▶ What you are asked to do: Reproduce the listing below in full and without alteration, apart from its pictures.

▶ Material:
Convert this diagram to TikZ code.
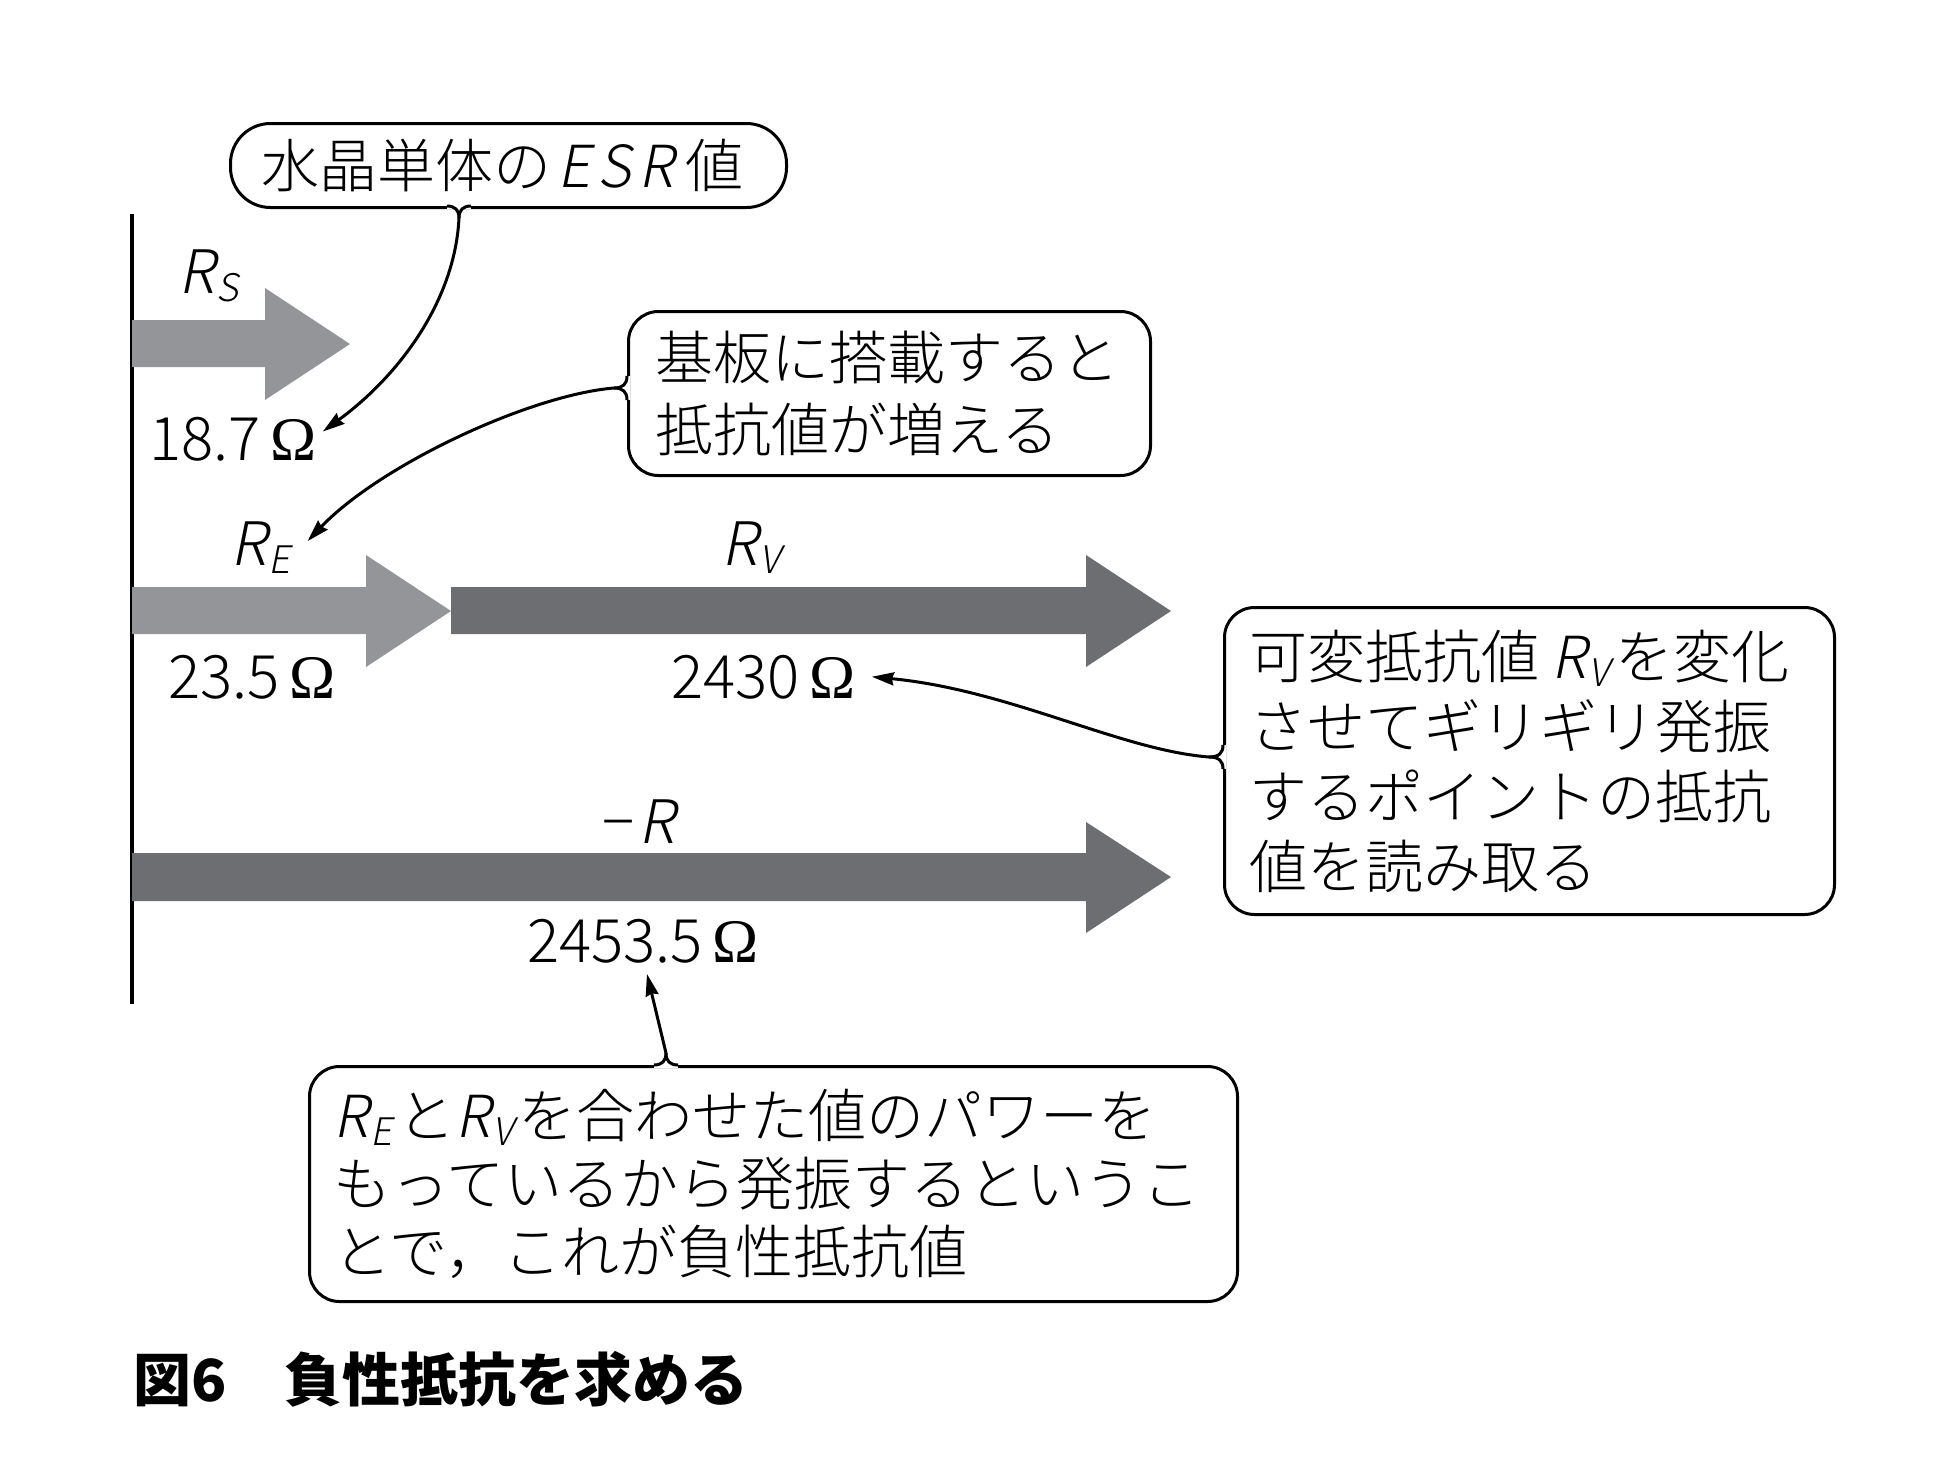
\documentclass[tikz,border=0pt]{standalone}
\usepackage{fontspec}
\setmainfont{Noto Sans CJK JP Light}
\newfontfamily\capfont{Noto Sans CJK JP}
\newfontfamily\rfont{Noto Sans CJK JP Light}[FakeSlant=0.2]
\newfontfamily\omfont{Liberation Serif}
\usetikzlibrary{arrows.meta,calc}
\definecolor{lightg}{RGB}{147,149,152}
\definecolor{darkg}{RGB}{109,110,113}
\newcommand\Rsb[1]{{\rfont R}\kern2pt{\rfont\fontsize{38}{38}\selectfont\raisebox{-8pt}{#1}}}
\newcommand\Om{{\omfont\fontsize{62}{62}\selectfont Ω}}
\begin{document}
\begin{tikzpicture}[x=1pt,y=-1pt,
  every node/.style={inner sep=0pt},
  lbl/.style={anchor=base west, font=\fontsize{60}{60}\selectfont},
  bubble/.style={draw, line width=3pt, rounded corners=30pt, anchor=north west},
  btext/.style={anchor=west, align=left},
  lead/.style={line width=3pt, -{Stealth[length=22pt,width=13pt,inset=2pt]}},
  cusp/.style={line width=3pt},
]
\useasboundingbox (0,0) rectangle (1949,1465);

% axis
\draw[line width=4pt] (132,214) -- (132,1004);

% arrows
\fill[lightg] (132,320) -- (265,320) -- (265,288) -- (350,344) -- (265,400) -- (265,367) -- (132,367) -- cycle;
\fill[lightg] (132,587) -- (366,587) -- (366,555) -- (451,611) -- (366,667) -- (366,634) -- (132,634) -- cycle;
\fill[darkg] (451,587) -- (1086,587) -- (1086,555) -- (1171,611) -- (1086,667) -- (1086,634) -- (451,634) -- (451,611) -- cycle;
\fill[darkg] (132,853) -- (1086,853) -- (1086,822) -- (1171,877) -- (1086,933) -- (1086,901) -- (132,901) -- cycle;

% labels
\node[lbl] (rs) at (178,293) {\Rsb{S}};
\node[lbl] (v1) at (149,460) {18.7\,\Om};
\node[lbl] (re) at (230,565) {\Rsb{E}};
\node[lbl] (rv) at (721,565) {\Rsb{V}};
\node[lbl] (v2) at (168,698) {23.5\,\Om};
\node[lbl] (v3) at (671,698) {2430\,\Om};
\node[lbl] (mr) at (602,843) {−\kern4pt{\rfont R}};
\node[lbl] (v4) at (527,962) {2453.5\,\Om};

% bubble 1
\node[bubble, rounded corners=40pt, minimum width=556, minimum height=84] (b1) at (229,122) {};
\node[btext, font=\fontsize{58}{58}\selectfont] (t1) at ($(b1.west)+(32,0)$) {水晶単体の\kern6pt{\rfont E\kern7pt S\kern7pt R}\kern12pt 値};
\fill[white] (447,203.5) rectangle (471,208.5);
\draw[cusp] (447,206) .. controls (455,206) and (459,210) .. (459,218);
\draw[cusp] (471,206) .. controls (463,206) and (459,210) .. (459,218);
\coordinate (k1) at (459,218);
\draw[lead] (k1) .. controls (455,300) and (400,375) .. ($(v1.north east)+(6,15)$);

% bubble 2
\node[bubble, minimum width=522, minimum height=164] (b2) at (627,310) {};
\node[btext, font=\fontsize{58}{72}\selectfont] (t2) at ($(b2.west)+(28,0)$) {基板に搭載すると\\抵抗値が増える};
\fill[white] (624.5,376) rectangle (629.5,400);
\draw[cusp] (627,376) .. controls (627,384) and (623,388) .. (614,388);
\draw[cusp] (627,400) .. controls (627,392) and (623,388) .. (614,388);
\coordinate (k2) at (614,388);
\draw[lead] (k2) .. controls (530,395) and (380,465) .. ($(re.north east)+(17,20)$);

% bubble 3
\node[bubble, minimum width=610, minimum height=307] (b3) at (1223,606) {};
\node[btext, font=\fontsize{58}{70}\selectfont] (t3) at ($(b3.west)+(26,0)$) {可変抵抗値\kern12pt\Rsb{V}\kern6pt を変化\\させてギリギリ発振\\するポイントの抵抗\\値を読み取る};
\fill[white] (1220.5,745) rectangle (1225.5,769);
\draw[cusp] (1223,745) .. controls (1223,753) and (1219,757) .. (1209,757);
\draw[cusp] (1223,769) .. controls (1223,761) and (1219,757) .. (1209,757);
\coordinate (k3) at (1209,757);
\draw[lead] (k3) .. controls (1120,750) and (1010,690) .. ($(v3.east)+(16,0)$);

% bubble 4
\node[bubble, minimum width=928, minimum height=235] (b4) at (308,1065) {};
\node[btext, font=\fontsize{58}{68}\selectfont] (t4) at ($(b4.west)+(25,0)$) {\Rsb{E}\kern5pt と\Rsb{V}\kern5pt を合わせた値のパワーを\\もっているから発振するというこ\\とで，これが負性抵抗値};
\fill[white] (654,1062.5) rectangle (678,1067.5);
\draw[cusp] (654,1065) .. controls (662,1065) and (666,1061) .. (666,1053);
\draw[cusp] (678,1065) .. controls (670,1065) and (666,1061) .. (666,1053);
\coordinate (k4) at (666,1053);
\draw[lead] (k4) -- ($(v4.south)+(4,11)$);

% caption
\node[anchor=base west, font=\capfont\bfseries\fontsize{58}{58}\selectfont] (cap) at (133,1401) {図6　負性抵抗を求める};
\end{tikzpicture}
\end{document}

▶ The output:
Convert this diagram to TikZ code.
\documentclass[tikz,border=0pt]{standalone}
\usepackage{fontspec}
\setmainfont{Noto Sans CJK JP Light}
\newfontfamily\capfont{Noto Sans CJK JP}
\newfontfamily\rfont{Noto Sans CJK JP Light}[FakeSlant=0.2]
\newfontfamily\omfont{Liberation Serif}
\usetikzlibrary{arrows.meta,calc}
\definecolor{lightg}{RGB}{147,149,152}
\definecolor{darkg}{RGB}{109,110,113}
\newcommand\Rsb[1]{{\rfont R}\kern2pt{\rfont\fontsize{38}{38}\selectfont\raisebox{-8pt}{#1}}}
\newcommand\Om{{\omfont\fontsize{62}{62}\selectfont Ω}}
\begin{document}
\begin{tikzpicture}[x=1pt,y=-1pt,
  every node/.style={inner sep=0pt},
  lbl/.style={anchor=base west, font=\fontsize{60}{60}\selectfont},
  bubble/.style={draw, line width=3pt, rounded corners=30pt, anchor=north west},
  btext/.style={anchor=west, align=left},
  lead/.style={line width=3pt, -{Stealth[length=22pt,width=13pt,inset=2pt]}},
  cusp/.style={line width=3pt},
]
\useasboundingbox (0,0) rectangle (1949,1465);

% axis
\draw[line width=4pt] (132,214) -- (132,1004);

% arrows
\fill[lightg] (132,320) -- (265,320) -- (265,288) -- (350,344) -- (265,400) -- (265,367) -- (132,367) -- cycle;
\fill[lightg] (132,587) -- (366,587) -- (366,555) -- (451,611) -- (366,667) -- (366,634) -- (132,634) -- cycle;
\fill[darkg] (451,587) -- (1086,587) -- (1086,555) -- (1171,611) -- (1086,667) -- (1086,634) -- (451,634) -- (451,611) -- cycle;
\fill[darkg] (132,853) -- (1086,853) -- (1086,822) -- (1171,877) -- (1086,933) -- (1086,901) -- (132,901) -- cycle;

% labels
\node[lbl] (rs) at (178,293) {\Rsb{S}};
\node[lbl] (v1) at (149,460) {18.7\,\Om};
\node[lbl] (re) at (230,565) {\Rsb{E}};
\node[lbl] (rv) at (721,565) {\Rsb{V}};
\node[lbl] (v2) at (168,698) {23.5\,\Om};
\node[lbl] (v3) at (671,698) {2430\,\Om};
\node[lbl] (mr) at (602,843) {−\kern4pt{\rfont R}};
\node[lbl] (v4) at (527,962) {2453.5\,\Om};

% bubble 1
\node[bubble, rounded corners=40pt, minimum width=556, minimum height=84] (b1) at (229,122) {};
\node[btext, font=\fontsize{58}{58}\selectfont] (t1) at ($(b1.west)+(32,0)$) {水晶単体の\kern6pt{\rfont E\kern7pt S\kern7pt R}\kern12pt 値};
\fill[white] (447,203.5) rectangle (471,208.5);
\draw[cusp] (447,206) .. controls (455,206) and (459,210) .. (459,218);
\draw[cusp] (471,206) .. controls (463,206) and (459,210) .. (459,218);
\coordinate (k1) at (459,218);
\draw[lead] (k1) .. controls (455,300) and (400,375) .. ($(v1.north east)+(6,15)$);

% bubble 2
\node[bubble, minimum width=522, minimum height=164] (b2) at (627,310) {};
\node[btext, font=\fontsize{58}{72}\selectfont] (t2) at ($(b2.west)+(28,0)$) {基板に搭載すると\\抵抗値が増える};
\fill[white] (624.5,376) rectangle (629.5,400);
\draw[cusp] (627,376) .. controls (627,384) and (623,388) .. (614,388);
\draw[cusp] (627,400) .. controls (627,392) and (623,388) .. (614,388);
\coordinate (k2) at (614,388);
\draw[lead] (k2) .. controls (530,395) and (380,465) .. ($(re.north east)+(17,20)$);

% bubble 3
\node[bubble, minimum width=610, minimum height=307] (b3) at (1223,606) {};
\node[btext, font=\fontsize{58}{70}\selectfont] (t3) at ($(b3.west)+(26,0)$) {可変抵抗値\kern12pt\Rsb{V}\kern6pt を変化\\させてギリギリ発振\\するポイントの抵抗\\値を読み取る};
\fill[white] (1220.5,745) rectangle (1225.5,769);
\draw[cusp] (1223,745) .. controls (1223,753) and (1219,757) .. (1209,757);
\draw[cusp] (1223,769) .. controls (1223,761) and (1219,757) .. (1209,757);
\coordinate (k3) at (1209,757);
\draw[lead] (k3) .. controls (1120,750) and (1010,690) .. ($(v3.east)+(16,0)$);

% bubble 4
\node[bubble, minimum width=928, minimum height=235] (b4) at (308,1065) {};
\node[btext, font=\fontsize{58}{68}\selectfont] (t4) at ($(b4.west)+(25,0)$) {\Rsb{E}\kern5pt と\Rsb{V}\kern5pt を合わせた値のパワーを\\もっているから発振するというこ\\とで，これが負性抵抗値};
\fill[white] (654,1062.5) rectangle (678,1067.5);
\draw[cusp] (654,1065) .. controls (662,1065) and (666,1061) .. (666,1053);
\draw[cusp] (678,1065) .. controls (670,1065) and (666,1061) .. (666,1053);
\coordinate (k4) at (666,1053);
\draw[lead] (k4) -- ($(v4.south)+(4,11)$);

% caption
\node[anchor=base west, font=\capfont\bfseries\fontsize{58}{58}\selectfont] (cap) at (133,1401) {図6　負性抵抗を求める};
\end{tikzpicture}
\end{document}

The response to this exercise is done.